- Dataset content:

▶

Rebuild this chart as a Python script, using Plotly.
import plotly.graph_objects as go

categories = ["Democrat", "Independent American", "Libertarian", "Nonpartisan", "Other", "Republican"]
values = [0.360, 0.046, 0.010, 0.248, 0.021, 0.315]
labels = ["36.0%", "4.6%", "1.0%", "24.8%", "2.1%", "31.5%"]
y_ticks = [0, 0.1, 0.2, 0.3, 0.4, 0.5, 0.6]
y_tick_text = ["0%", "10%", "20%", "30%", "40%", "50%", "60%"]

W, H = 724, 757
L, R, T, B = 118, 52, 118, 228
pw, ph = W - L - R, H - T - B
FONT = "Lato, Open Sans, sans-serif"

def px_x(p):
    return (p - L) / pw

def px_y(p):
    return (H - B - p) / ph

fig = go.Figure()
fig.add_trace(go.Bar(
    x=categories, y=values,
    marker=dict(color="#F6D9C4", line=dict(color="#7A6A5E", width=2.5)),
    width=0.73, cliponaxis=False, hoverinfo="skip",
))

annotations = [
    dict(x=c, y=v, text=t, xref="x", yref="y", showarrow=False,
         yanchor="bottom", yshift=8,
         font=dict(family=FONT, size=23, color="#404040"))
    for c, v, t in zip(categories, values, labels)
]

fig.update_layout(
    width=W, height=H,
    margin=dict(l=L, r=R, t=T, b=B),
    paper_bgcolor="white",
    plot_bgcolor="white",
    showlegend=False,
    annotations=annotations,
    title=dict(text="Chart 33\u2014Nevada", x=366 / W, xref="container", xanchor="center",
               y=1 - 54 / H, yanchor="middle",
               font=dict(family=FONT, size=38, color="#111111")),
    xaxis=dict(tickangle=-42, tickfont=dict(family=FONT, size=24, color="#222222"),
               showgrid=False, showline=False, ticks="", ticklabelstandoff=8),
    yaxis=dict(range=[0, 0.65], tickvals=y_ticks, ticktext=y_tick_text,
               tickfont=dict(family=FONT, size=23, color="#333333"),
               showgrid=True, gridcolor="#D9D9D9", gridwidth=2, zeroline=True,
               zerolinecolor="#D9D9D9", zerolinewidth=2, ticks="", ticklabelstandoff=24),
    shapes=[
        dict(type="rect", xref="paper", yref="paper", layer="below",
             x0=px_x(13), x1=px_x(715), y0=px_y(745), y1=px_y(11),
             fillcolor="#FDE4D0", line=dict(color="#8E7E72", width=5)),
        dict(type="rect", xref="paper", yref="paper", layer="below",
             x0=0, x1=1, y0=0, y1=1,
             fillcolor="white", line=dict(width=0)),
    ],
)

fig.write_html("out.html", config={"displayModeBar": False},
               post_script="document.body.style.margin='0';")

◀
▶

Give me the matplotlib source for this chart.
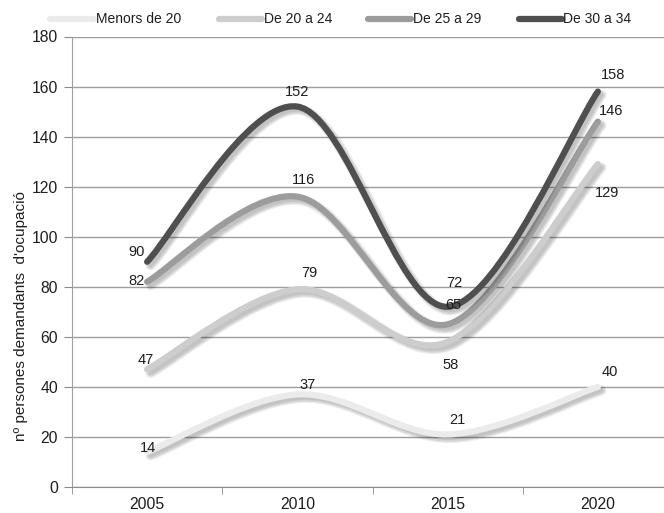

◀
▶

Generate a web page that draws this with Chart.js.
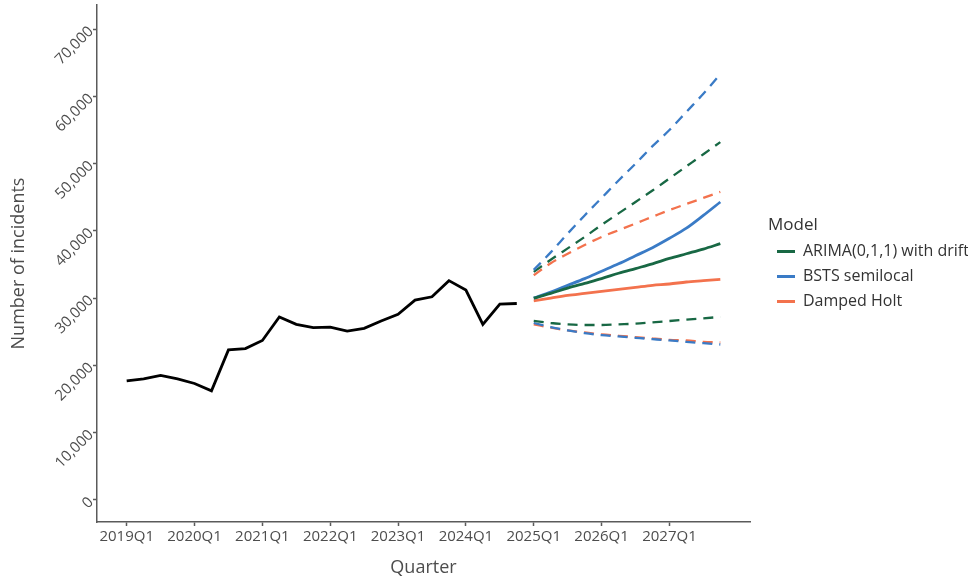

◀

Looking at the data above, show all lines where the word "this" occurs.

- Task answer:
Rebuild this chart as a Python script, using Plotly.
Give me the matplotlib source for this chart.
Generate a web page that draws this with Chart.js.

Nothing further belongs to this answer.